Will you repeat only the lines from the one with "What D3.js code" through the one with "const y = d3.scaleLinear().domain([0, 0.14]).range([H", both included, leaving every picture out?

MATERIAL SUPPLIED >>
══════════

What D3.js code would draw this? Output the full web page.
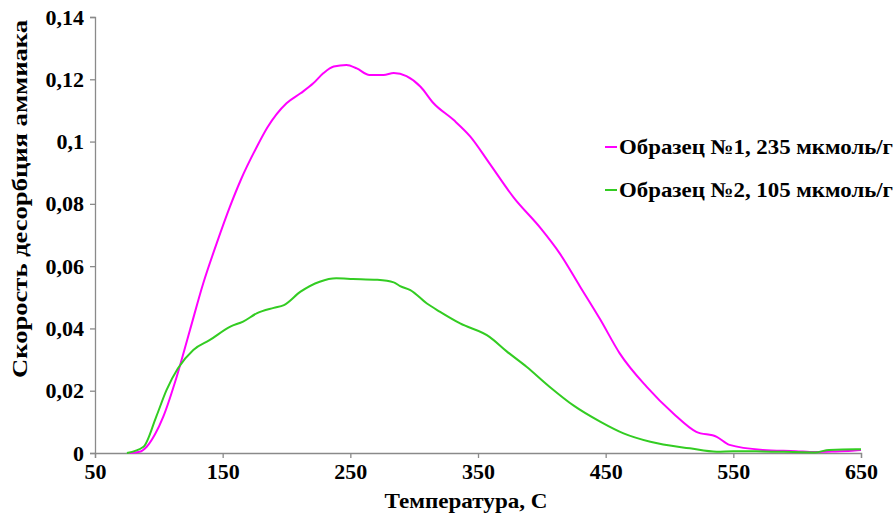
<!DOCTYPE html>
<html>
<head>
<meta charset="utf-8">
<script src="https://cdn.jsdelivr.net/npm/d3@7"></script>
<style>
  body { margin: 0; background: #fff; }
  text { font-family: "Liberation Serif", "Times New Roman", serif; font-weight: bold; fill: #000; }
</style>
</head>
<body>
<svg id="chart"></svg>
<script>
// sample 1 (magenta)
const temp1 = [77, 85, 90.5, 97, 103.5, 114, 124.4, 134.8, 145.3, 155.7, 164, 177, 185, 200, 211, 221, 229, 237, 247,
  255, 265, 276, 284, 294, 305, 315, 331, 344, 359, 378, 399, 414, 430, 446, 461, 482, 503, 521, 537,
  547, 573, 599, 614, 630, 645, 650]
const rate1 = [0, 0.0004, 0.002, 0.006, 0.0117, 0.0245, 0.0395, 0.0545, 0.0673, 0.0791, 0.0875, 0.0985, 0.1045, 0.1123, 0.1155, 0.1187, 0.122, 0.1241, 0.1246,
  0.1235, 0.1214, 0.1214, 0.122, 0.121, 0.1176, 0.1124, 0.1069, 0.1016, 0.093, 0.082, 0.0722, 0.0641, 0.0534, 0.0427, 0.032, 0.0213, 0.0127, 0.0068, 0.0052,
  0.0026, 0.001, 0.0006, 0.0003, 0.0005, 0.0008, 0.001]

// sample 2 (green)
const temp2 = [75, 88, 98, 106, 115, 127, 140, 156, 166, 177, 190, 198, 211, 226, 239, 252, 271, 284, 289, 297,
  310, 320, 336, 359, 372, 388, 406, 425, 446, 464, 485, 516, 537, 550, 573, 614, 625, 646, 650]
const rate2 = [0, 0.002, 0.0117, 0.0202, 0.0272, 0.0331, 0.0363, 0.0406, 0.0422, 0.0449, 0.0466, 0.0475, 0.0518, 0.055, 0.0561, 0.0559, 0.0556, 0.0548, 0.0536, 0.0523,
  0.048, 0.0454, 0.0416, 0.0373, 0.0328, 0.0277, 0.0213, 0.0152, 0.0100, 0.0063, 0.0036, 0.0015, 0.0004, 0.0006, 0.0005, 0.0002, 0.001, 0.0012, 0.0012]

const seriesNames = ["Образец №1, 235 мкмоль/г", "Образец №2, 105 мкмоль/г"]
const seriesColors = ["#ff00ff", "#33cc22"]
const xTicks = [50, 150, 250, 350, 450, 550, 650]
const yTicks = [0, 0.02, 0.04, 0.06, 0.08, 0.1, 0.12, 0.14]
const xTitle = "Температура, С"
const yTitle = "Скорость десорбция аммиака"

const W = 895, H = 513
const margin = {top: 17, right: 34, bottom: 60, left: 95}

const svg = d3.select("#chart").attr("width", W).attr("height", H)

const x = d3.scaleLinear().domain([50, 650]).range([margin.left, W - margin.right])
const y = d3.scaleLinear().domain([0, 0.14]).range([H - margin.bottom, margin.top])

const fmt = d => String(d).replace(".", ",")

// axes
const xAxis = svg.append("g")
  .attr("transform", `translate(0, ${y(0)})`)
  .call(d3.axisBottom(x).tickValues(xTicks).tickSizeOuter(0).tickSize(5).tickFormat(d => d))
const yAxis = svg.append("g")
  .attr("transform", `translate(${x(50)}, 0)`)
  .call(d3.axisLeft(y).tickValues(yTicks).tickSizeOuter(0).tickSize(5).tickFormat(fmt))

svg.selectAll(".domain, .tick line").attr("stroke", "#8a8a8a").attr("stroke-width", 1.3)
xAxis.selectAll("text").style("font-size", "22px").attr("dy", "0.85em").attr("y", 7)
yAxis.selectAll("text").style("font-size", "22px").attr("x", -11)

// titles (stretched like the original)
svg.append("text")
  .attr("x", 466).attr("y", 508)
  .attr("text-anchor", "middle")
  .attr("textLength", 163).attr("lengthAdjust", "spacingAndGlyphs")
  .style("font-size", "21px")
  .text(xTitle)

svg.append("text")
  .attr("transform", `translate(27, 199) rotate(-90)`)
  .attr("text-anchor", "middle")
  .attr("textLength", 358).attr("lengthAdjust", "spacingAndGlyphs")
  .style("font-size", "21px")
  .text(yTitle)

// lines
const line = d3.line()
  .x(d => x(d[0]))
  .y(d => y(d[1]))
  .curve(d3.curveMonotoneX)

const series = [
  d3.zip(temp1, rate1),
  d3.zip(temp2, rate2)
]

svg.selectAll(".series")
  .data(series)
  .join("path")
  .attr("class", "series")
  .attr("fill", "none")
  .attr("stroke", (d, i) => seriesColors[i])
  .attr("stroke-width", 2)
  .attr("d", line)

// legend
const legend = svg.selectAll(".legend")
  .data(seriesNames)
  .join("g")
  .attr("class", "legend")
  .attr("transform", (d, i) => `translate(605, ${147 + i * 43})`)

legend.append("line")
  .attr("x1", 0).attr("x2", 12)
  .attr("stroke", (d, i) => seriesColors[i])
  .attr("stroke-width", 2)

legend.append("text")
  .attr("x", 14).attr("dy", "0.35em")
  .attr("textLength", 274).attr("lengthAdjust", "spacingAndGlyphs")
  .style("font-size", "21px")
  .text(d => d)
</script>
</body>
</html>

══════════

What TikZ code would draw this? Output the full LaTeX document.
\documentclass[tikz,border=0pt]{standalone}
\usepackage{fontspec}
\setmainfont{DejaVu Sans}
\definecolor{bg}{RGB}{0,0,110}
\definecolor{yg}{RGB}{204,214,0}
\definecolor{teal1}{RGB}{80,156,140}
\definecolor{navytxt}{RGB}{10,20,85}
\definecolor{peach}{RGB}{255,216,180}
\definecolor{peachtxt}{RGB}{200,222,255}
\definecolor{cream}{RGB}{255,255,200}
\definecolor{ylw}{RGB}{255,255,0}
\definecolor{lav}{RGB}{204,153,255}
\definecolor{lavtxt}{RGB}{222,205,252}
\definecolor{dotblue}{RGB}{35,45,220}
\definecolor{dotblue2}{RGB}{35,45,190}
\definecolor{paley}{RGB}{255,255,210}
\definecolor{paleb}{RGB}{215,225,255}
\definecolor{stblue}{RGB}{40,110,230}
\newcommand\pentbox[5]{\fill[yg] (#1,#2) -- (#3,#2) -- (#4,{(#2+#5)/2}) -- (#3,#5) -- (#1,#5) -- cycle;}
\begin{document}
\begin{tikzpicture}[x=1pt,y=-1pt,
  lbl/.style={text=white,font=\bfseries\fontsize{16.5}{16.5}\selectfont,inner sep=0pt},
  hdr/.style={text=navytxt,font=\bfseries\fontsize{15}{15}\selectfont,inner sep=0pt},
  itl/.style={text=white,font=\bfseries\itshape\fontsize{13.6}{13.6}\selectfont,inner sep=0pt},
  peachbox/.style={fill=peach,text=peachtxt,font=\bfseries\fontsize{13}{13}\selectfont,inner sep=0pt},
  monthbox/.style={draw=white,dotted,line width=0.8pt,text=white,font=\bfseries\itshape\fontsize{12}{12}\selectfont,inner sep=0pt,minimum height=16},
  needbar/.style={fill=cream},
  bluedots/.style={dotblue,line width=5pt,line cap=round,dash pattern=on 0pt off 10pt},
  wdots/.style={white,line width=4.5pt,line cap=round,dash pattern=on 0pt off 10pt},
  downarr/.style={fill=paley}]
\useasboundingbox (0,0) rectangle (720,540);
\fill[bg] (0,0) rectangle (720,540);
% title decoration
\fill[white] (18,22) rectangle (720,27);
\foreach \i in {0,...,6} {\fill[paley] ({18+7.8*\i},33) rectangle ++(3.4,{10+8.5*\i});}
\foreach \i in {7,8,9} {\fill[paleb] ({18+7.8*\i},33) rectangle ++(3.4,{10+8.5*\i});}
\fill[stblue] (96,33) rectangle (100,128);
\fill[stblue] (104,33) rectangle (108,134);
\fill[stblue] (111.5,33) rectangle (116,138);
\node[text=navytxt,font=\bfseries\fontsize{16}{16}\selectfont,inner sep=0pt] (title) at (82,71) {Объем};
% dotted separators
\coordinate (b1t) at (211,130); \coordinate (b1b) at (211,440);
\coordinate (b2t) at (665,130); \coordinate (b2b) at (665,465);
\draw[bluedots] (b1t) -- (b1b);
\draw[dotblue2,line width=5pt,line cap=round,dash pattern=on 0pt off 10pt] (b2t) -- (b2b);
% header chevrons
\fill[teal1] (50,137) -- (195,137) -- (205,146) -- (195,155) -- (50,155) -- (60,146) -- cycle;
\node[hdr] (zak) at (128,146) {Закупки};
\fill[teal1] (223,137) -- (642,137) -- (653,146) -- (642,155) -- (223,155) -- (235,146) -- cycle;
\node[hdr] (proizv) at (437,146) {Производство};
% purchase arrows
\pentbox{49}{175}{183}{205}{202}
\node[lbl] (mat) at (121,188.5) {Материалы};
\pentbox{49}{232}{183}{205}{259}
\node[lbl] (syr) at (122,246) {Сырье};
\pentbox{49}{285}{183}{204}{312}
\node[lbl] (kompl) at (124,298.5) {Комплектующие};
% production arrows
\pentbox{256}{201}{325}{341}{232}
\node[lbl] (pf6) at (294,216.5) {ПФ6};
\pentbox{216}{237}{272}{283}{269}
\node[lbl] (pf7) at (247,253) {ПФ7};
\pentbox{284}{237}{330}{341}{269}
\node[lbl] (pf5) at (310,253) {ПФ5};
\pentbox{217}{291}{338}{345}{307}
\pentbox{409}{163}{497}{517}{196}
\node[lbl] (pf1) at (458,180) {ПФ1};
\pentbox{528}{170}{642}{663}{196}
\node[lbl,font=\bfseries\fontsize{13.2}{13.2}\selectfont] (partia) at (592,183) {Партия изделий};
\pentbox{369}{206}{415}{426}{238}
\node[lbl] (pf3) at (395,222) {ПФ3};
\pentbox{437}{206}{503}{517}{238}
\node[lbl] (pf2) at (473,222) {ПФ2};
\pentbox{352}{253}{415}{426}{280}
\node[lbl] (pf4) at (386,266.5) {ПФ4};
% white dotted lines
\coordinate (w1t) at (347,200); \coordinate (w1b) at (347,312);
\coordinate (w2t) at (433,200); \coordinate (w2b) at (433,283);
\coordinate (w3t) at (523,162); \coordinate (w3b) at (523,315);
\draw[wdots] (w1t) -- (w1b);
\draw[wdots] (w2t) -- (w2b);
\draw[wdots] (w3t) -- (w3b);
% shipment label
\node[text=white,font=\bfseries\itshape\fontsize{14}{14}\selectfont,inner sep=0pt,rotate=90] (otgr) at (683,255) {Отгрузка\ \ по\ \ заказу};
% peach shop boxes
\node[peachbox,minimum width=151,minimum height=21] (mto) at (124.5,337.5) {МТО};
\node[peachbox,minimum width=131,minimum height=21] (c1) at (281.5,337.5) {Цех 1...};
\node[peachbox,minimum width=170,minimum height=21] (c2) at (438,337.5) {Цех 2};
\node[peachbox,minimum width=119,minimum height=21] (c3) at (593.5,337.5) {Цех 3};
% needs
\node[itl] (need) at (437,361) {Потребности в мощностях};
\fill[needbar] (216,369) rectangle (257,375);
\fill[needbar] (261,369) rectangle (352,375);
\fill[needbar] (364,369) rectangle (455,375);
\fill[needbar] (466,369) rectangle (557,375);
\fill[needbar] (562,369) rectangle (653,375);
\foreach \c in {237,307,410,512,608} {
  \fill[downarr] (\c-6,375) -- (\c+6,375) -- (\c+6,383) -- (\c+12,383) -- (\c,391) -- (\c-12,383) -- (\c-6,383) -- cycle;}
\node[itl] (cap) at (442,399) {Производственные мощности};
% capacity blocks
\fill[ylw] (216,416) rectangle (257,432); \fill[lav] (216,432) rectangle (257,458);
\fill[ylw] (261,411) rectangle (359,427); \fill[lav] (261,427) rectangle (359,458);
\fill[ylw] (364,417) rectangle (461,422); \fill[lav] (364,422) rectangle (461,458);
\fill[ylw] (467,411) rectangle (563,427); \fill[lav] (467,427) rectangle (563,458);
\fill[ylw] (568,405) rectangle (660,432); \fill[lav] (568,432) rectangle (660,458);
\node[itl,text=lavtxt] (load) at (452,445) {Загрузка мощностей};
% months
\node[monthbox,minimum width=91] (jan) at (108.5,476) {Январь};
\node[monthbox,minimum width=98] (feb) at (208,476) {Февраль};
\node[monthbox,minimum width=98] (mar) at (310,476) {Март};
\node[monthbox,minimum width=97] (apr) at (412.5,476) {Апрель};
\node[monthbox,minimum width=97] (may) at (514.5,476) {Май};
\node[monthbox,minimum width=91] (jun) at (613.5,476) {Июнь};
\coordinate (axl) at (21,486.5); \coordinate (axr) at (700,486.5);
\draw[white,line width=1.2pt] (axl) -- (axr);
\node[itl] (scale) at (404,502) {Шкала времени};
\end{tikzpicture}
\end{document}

══════════

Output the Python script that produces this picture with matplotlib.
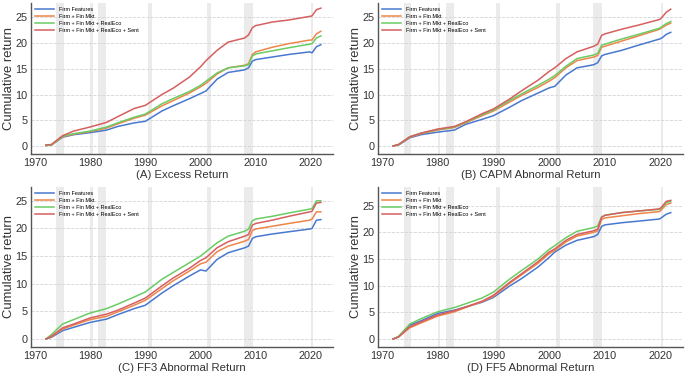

══════════

COMPLETED EXERCISE >>
What D3.js code would draw this? Output the full web page.
<!DOCTYPE html>
<html>
<head>
<meta charset="utf-8">
<script src="https://cdn.jsdelivr.net/npm/d3@7"></script>
<style>
  body { margin: 0; background: #fff; }
  text { font-family: "Liberation Serif", "Times New Roman", serif; font-weight: bold; fill: #000; }
</style>
</head>
<body>
<svg id="chart"></svg>
<script>
// sample 1 (magenta)
const temp1 = [77, 85, 90.5, 97, 103.5, 114, 124.4, 134.8, 145.3, 155.7, 164, 177, 185, 200, 211, 221, 229, 237, 247,
  255, 265, 276, 284, 294, 305, 315, 331, 344, 359, 378, 399, 414, 430, 446, 461, 482, 503, 521, 537,
  547, 573, 599, 614, 630, 645, 650]
const rate1 = [0, 0.0004, 0.002, 0.006, 0.0117, 0.0245, 0.0395, 0.0545, 0.0673, 0.0791, 0.0875, 0.0985, 0.1045, 0.1123, 0.1155, 0.1187, 0.122, 0.1241, 0.1246,
  0.1235, 0.1214, 0.1214, 0.122, 0.121, 0.1176, 0.1124, 0.1069, 0.1016, 0.093, 0.082, 0.0722, 0.0641, 0.0534, 0.0427, 0.032, 0.0213, 0.0127, 0.0068, 0.0052,
  0.0026, 0.001, 0.0006, 0.0003, 0.0005, 0.0008, 0.001]

// sample 2 (green)
const temp2 = [75, 88, 98, 106, 115, 127, 140, 156, 166, 177, 190, 198, 211, 226, 239, 252, 271, 284, 289, 297,
  310, 320, 336, 359, 372, 388, 406, 425, 446, 464, 485, 516, 537, 550, 573, 614, 625, 646, 650]
const rate2 = [0, 0.002, 0.0117, 0.0202, 0.0272, 0.0331, 0.0363, 0.0406, 0.0422, 0.0449, 0.0466, 0.0475, 0.0518, 0.055, 0.0561, 0.0559, 0.0556, 0.0548, 0.0536, 0.0523,
  0.048, 0.0454, 0.0416, 0.0373, 0.0328, 0.0277, 0.0213, 0.0152, 0.0100, 0.0063, 0.0036, 0.0015, 0.0004, 0.0006, 0.0005, 0.0002, 0.001, 0.0012, 0.0012]

const seriesNames = ["Образец №1, 235 мкмоль/г", "Образец №2, 105 мкмоль/г"]
const seriesColors = ["#ff00ff", "#33cc22"]
const xTicks = [50, 150, 250, 350, 450, 550, 650]
const yTicks = [0, 0.02, 0.04, 0.06, 0.08, 0.1, 0.12, 0.14]
const xTitle = "Температура, С"
const yTitle = "Скорость десорбция аммиака"

const W = 895, H = 513
const margin = {top: 17, right: 34, bottom: 60, left: 95}

const svg = d3.select("#chart").attr("width", W).attr("height", H)

const x = d3.scaleLinear().domain([50, 650]).range([margin.left, W - margin.right])
const y = d3.scaleLinear().domain([0, 0.14]).range([H - margin.bottom, margin.top])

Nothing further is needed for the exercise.